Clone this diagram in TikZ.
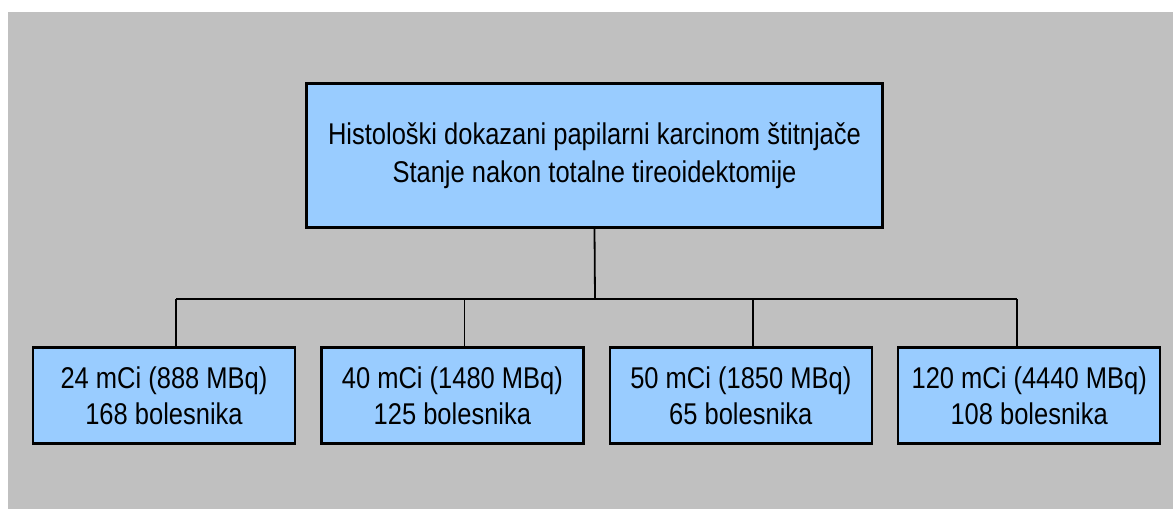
\documentclass[tikz,border=0pt]{standalone}
\usepackage{fontspec}
\setmainfont{Liberation Sans}[FakeStretch=0.85]
\usepackage{xcolor}
\usepackage{tikz}
\usetikzlibrary{positioning}
\definecolor{bggray}{HTML}{C0C0C0}
\definecolor{boxblue}{HTML}{99CCFF}
\tikzstyle{topbox} = [rectangle, draw=black, line width=1.2pt, fill=boxblue,
    minimum width=288pt, minimum height=72pt, align=center,
    font=\fontsize{15}{19}\selectfont]
\tikzstyle{dosebox} = [rectangle, draw=black, line width=1.2pt, fill=boxblue,
    minimum width=131pt, minimum height=48pt, align=center,
    font=\fontsize{15}{18}\selectfont]
\tikzstyle{line} = [draw, line width=0.9pt, -]

\begin{document}
\begin{tikzpicture}[x=0.5pt, y=-0.5pt, node distance=12pt]
  \useasboundingbox (0,0) rectangle (1173,509);
  \fill[bggray] (8,12) rectangle (1173,509);
  % Place nodes
  \node [topbox] (diag) at (594.5,155.5)
    {Histološki dokazani papilarni karcinom štitnjače\\Stanje nakon totalne tireoidektomije};
  \node [dosebox] (d24) at (164,395.5) {24 mCi (888 MBq)\\168 bolesnika};
  \node [dosebox, right=of d24] (d40) {40 mCi (1480 MBq)\\125 bolesnika};
  \node [dosebox, right=of d40] (d50) {50 mCi (1850 MBq)\\65 bolesnika};
  \node [dosebox, right=of d50] (d120) {120 mCi (4440 MBq)\\108 bolesnika};
  \coordinate (bus) at (595,299);
  % Draw edges
  \path [line] (diag.south) -- (bus);
  \foreach \n/\s in {d24/6pt, d40/6pt, d50/6pt, d120/-6pt}
    \path [line] ([xshift=\s]\n.north) -- ([xshift=\s]\n.north |- bus);
  \path [line] ([xshift=6pt]d24.north |- bus) -- ([xshift=-6pt]d120.north |- bus);
\end{tikzpicture}
\end{document}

◆ ◆ ◆ ◆ ◆ ◆ ◆

→ Work instructions: Pictures stay out. Repeat only the lines from the beginning of the data through the line that has "line width=0.9pt, -]".

→ Worked solution:
Clone this diagram in TikZ.
\documentclass[tikz,border=0pt]{standalone}
\usepackage{fontspec}
\setmainfont{Liberation Sans}[FakeStretch=0.85]
\usepackage{xcolor}
\usepackage{tikz}
\usetikzlibrary{positioning}
\definecolor{bggray}{HTML}{C0C0C0}
\definecolor{boxblue}{HTML}{99CCFF}
\tikzstyle{topbox} = [rectangle, draw=black, line width=1.2pt, fill=boxblue,
    minimum width=288pt, minimum height=72pt, align=center,
    font=\fontsize{15}{19}\selectfont]
\tikzstyle{dosebox} = [rectangle, draw=black, line width=1.2pt, fill=boxblue,
    minimum width=131pt, minimum height=48pt, align=center,
    font=\fontsize{15}{18}\selectfont]
\tikzstyle{line} = [draw, line width=0.9pt, -]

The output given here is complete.